## Exercise objective
Start at the line containing "Recreate this image", stop at the line containing "ax = fig.add_axes([0.1155, 0.221, 0.885, 0.733])", and please reproduce every line in between, both ends included, without pictures.

## Input
▽
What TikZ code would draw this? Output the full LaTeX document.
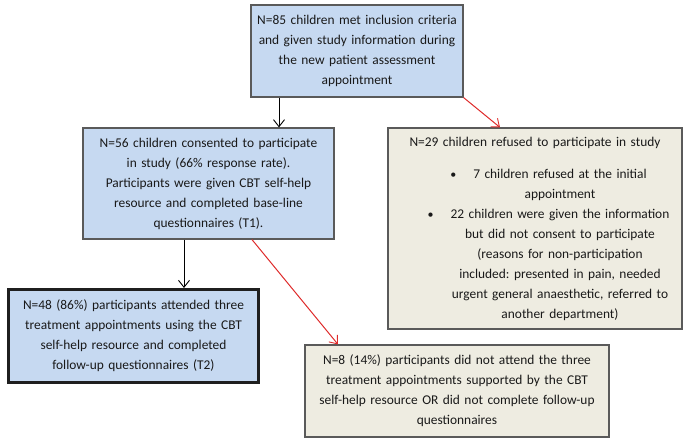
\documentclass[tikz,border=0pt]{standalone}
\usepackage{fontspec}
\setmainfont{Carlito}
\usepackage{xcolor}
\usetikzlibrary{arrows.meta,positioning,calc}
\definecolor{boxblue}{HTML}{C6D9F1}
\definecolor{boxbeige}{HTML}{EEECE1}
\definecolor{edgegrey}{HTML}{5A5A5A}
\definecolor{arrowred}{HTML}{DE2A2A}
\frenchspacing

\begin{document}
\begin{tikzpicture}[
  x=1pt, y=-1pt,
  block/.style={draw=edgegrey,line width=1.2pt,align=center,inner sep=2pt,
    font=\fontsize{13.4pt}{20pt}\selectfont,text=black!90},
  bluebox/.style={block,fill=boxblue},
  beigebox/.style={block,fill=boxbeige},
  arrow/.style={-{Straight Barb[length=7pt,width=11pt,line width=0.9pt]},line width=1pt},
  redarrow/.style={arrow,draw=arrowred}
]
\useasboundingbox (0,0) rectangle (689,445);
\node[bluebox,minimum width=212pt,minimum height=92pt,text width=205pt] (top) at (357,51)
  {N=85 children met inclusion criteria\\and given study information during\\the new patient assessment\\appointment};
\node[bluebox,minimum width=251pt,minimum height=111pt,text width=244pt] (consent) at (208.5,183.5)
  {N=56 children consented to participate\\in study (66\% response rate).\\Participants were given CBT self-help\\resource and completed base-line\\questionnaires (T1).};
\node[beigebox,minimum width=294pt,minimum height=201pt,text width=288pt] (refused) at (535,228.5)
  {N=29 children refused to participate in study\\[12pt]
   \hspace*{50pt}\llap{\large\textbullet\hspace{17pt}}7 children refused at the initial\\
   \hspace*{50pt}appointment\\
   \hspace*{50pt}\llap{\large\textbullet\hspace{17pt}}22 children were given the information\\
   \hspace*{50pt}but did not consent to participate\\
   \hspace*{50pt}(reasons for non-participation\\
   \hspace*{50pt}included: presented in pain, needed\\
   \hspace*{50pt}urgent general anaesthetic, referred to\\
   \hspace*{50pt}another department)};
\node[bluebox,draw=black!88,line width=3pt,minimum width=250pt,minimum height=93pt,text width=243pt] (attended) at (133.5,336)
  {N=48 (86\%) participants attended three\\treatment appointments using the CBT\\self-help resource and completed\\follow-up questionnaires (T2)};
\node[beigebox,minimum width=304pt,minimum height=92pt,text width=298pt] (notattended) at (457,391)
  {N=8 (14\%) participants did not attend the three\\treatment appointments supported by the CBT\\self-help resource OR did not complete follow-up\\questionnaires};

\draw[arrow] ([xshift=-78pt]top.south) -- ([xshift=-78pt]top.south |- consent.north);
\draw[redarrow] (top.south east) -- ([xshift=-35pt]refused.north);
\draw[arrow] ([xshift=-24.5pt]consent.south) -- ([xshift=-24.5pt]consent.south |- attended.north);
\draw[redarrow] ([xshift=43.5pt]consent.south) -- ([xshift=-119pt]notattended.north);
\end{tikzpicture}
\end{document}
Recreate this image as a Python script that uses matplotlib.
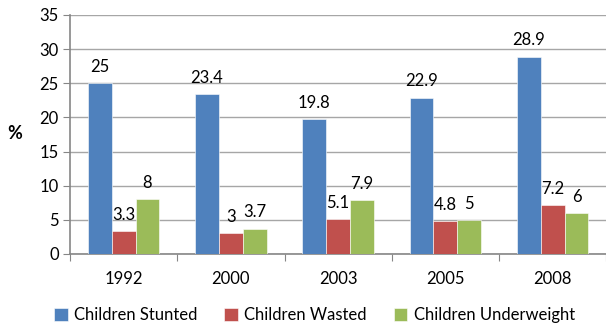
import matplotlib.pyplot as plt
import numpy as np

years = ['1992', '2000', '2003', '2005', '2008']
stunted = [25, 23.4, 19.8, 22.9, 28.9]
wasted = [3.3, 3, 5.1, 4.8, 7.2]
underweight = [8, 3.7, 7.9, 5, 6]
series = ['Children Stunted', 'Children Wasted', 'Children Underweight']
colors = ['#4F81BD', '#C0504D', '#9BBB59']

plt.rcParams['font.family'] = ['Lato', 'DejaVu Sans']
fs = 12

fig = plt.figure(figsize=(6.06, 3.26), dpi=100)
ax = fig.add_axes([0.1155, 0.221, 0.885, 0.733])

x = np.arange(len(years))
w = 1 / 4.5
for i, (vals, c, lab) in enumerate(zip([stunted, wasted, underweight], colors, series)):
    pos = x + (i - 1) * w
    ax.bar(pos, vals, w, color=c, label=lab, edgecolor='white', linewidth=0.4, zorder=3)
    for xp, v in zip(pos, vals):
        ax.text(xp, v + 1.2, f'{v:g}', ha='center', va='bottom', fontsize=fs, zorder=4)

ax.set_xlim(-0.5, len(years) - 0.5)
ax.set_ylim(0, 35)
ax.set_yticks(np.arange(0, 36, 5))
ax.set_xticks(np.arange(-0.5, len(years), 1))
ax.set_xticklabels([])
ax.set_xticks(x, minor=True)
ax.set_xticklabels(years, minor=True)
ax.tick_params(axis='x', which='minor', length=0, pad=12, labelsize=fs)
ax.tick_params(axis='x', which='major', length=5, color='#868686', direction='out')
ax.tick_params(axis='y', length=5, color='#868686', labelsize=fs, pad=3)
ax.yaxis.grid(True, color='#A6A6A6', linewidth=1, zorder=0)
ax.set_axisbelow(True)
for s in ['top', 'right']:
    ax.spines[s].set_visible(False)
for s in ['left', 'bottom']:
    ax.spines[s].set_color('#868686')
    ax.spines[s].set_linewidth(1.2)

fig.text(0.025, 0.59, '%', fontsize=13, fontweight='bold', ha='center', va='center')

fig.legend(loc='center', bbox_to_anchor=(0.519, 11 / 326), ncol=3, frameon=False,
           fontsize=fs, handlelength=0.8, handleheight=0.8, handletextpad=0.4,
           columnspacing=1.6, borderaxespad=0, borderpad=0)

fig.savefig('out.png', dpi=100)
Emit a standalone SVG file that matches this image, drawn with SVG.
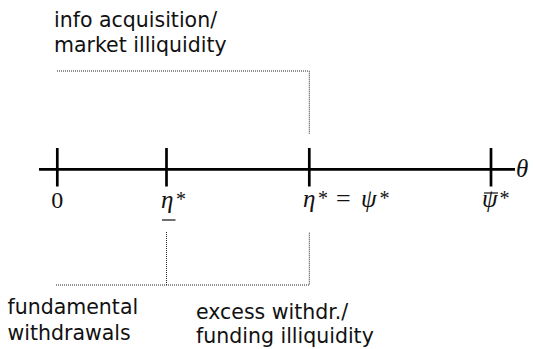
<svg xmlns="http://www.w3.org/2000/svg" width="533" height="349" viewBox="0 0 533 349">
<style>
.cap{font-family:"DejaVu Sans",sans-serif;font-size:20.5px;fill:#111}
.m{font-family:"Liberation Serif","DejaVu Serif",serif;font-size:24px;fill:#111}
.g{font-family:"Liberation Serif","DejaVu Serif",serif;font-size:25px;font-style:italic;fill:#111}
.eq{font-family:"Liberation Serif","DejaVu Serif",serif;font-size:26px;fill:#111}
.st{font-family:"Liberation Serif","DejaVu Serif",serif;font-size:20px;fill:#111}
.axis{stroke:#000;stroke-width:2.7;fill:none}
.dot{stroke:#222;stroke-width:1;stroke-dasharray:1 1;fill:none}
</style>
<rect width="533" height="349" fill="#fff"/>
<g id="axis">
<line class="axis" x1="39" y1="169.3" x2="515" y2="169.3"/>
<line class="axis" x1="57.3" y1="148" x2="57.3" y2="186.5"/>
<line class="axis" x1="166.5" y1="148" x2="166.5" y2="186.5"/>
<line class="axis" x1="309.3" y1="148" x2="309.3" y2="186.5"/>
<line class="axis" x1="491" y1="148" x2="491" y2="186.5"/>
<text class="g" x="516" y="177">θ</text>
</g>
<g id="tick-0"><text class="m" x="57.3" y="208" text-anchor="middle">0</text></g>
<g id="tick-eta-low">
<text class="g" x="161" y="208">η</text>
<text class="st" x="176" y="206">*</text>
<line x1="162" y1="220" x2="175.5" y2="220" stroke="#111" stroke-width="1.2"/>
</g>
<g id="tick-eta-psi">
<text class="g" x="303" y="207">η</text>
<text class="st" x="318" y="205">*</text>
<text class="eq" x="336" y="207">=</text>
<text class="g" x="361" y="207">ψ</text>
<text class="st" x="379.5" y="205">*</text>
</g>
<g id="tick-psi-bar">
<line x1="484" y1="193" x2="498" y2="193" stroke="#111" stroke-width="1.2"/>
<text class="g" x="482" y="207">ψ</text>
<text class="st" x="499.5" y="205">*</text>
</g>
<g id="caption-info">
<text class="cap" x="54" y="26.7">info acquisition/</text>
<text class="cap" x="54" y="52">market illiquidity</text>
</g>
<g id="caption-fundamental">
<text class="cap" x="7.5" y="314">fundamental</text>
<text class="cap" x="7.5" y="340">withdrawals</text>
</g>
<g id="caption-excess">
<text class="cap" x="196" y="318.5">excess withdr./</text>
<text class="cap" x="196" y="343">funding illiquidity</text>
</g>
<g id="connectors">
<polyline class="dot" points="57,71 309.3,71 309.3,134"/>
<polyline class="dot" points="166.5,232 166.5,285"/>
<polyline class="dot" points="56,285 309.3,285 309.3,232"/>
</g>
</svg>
△
## Solution
Recreate this image as a Python script that uses matplotlib.
import matplotlib.pyplot as plt
import numpy as np

years = ['1992', '2000', '2003', '2005', '2008']
stunted = [25, 23.4, 19.8, 22.9, 28.9]
wasted = [3.3, 3, 5.1, 4.8, 7.2]
underweight = [8, 3.7, 7.9, 5, 6]
series = ['Children Stunted', 'Children Wasted', 'Children Underweight']
colors = ['#4F81BD', '#C0504D', '#9BBB59']

plt.rcParams['font.family'] = ['Lato', 'DejaVu Sans']
fs = 12

fig = plt.figure(figsize=(6.06, 3.26), dpi=100)
ax = fig.add_axes([0.1155, 0.221, 0.885, 0.733])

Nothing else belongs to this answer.